SALEM, Ore. - Craig Prosser is a grateful his son Tyler is alive and well today.
“He's healthy,” Prosser says. “He's being a normal teenager right now.”
Tyler Prosser survived his 2012 diagnosis of osteosarcoma, or bone cancer, with the help of chemotherapy.
But Craig Prosser is still frustrated. There have been seven cases within three miles of each other in West Salem, including Tyler's. Two of them were fatal.
“Here they're seemingly healthy kids at 14 years old and by 17 or 20 they're, they're gone, you know?” Prosser says. “I couldn't imagine that. Thank God Tyler is doing well.”
The U.S. Environmental Protection Agency tested soil at five sites in West Salem for hundreds of toxins.
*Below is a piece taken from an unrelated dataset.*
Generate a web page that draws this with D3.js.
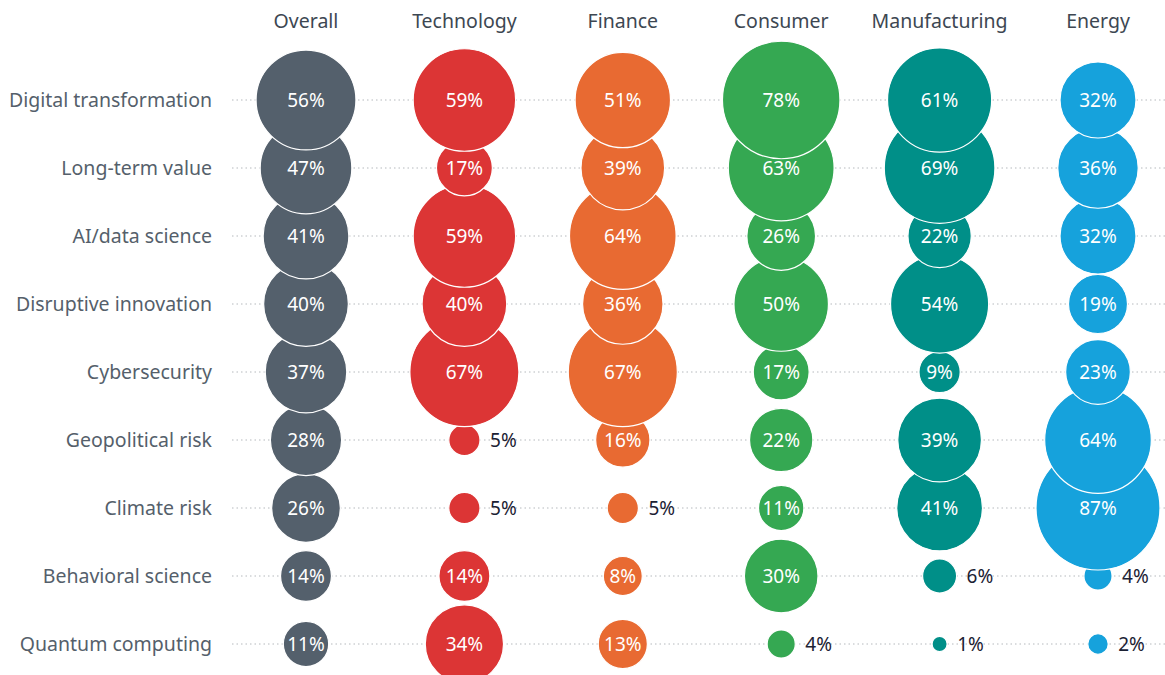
<!DOCTYPE html>
<html>
<head>
<meta charset="utf-8">
<script src="https://cdn.jsdelivr.net/npm/d3@7"></script>
<style>
  body { margin: 0; background: #fff; }
  svg text { font-family: "Noto Sans", sans-serif; }
</style>
</head>
<body>
<script>
// row categories and column sectors
const categories = ["Digital transformation", "Long-term value", "AI/data science", "Disruptive innovation",
  "Cybersecurity", "Geopolitical risk", "Climate risk", "Behavioral science", "Quantum computing"];
const sectors = ["Overall", "Technology", "Finance", "Consumer", "Manufacturing", "Energy"];

const overall = [56, 47, 41, 40, 37, 28, 26, 14, 11];
const technology = [59, 17, 59, 40, 67, 5, 5, 14, 34];
const finance = [51, 39, 64, 36, 67, 16, 5, 8, 13];
const consumer = [78, 63, 26, 50, 17, 22, 11, 30, 4];
const manufacturing = [61, 69, 22, 54, 9, 39, 41, 6, 1];
const energy = [32, 36, 32, 19, 23, 64, 87, 4, 2];

const series = [overall, technology, finance, consumer, manufacturing, energy];
const colors = ["#54606c", "#dc3535", "#e86a32", "#35a852", "#008f88", "#16a2dc"];

const w = 1165, h = 675;

const svg = d3.select("body").append("svg")
  .attr("width", w)
  .attr("height", h);

const x = d3.scalePoint().domain(sectors).range([306, 1098]);
const y = d3.scalePoint().domain(categories).range([100, 644]);
const r = d3.scaleSqrt().domain([0, 87]).range([1, 62]);

// dotted row lines
svg.append("g").selectAll("line")
  .data(categories)
  .enter().append("line")
  .attr("x1", 232)
  .attr("x2", w)
  .attr("y1", d => y(d))
  .attr("y2", d => y(d))
  .attr("stroke", "#b5b9bd")
  .attr("stroke-width", 1)
  .attr("stroke-dasharray", "1.5,3");

// row labels
svg.append("g").selectAll("text")
  .data(categories)
  .enter().append("text")
  .attr("x", 212)
  .attr("y", d => y(d))
  .attr("dy", "0.35em")
  .attr("text-anchor", "end")
  .attr("fill", "#555f6b")
  .style("font-size", "19.5px")
  .text(d => d);

// column headers
svg.append("g").selectAll("text")
  .data(sectors)
  .enter().append("text")
  .attr("x", d => x(d))
  .attr("y", 28)
  .attr("text-anchor", "middle")
  .attr("fill", "#3d4752")
  .style("font-size", "19.5px")
  .text(d => d);

// bubbles: upper rows sit on top, so draw bottom rows first
const cells = [];
sectors.forEach((s, j) => {
  categories.forEach((c, i) => {
    cells.push({ sector: s, cat: c, value: series[j][i], color: colors[j], row: i });
  });
});
cells.sort((a, b) => b.row - a.row);

svg.append("g").selectAll("circle")
  .data(cells)
  .enter().append("circle")
  .attr("cx", d => x(d.sector))
  .attr("cy", d => y(d.cat))
  .attr("r", d => r(d.value))
  .attr("fill", d => d.color)
  .attr("stroke", "#fff")
  .attr("stroke-width", 1.2);

// value labels
svg.append("g").selectAll("text")
  .data(cells)
  .enter().append("text")
  .attr("x", d => d.value > 7 ? x(d.sector) : x(d.sector) + r(d.value) + 10)
  .attr("y", d => y(d.cat))
  .attr("dy", "0.36em")
  .attr("text-anchor", d => d.value > 7 ? "middle" : "start")
  .attr("fill", d => d.value > 7 ? "#fff" : "#1b2133")
  .style("font-size", "19px")
  .text(d => d.value + "%");
</script>
</body>
</html>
Results released last month found nothing that would explain the cancer cluster.
Salem state representative Vicki Berger asked the Oregon Health Authority to study osteosarcoma rates across Oregon for comparison. Representative Berger expects to get the study results as early as Tuesday and says she will make those results public.
For Craig Prosser, that would still be a step toward finding an answer, even if the study doesn’t lead to a cause for the West Salem cancer cluster.
“To save, or find out why a kid died, I think that's priceless. It doesn't - you shouldn't have to put a price, or any money, or a dollar amount on it to find some answers,” Prosser says. “We're not trying to point fingers at anybody. We're not trying to make any false claims. We just want to find some answers.”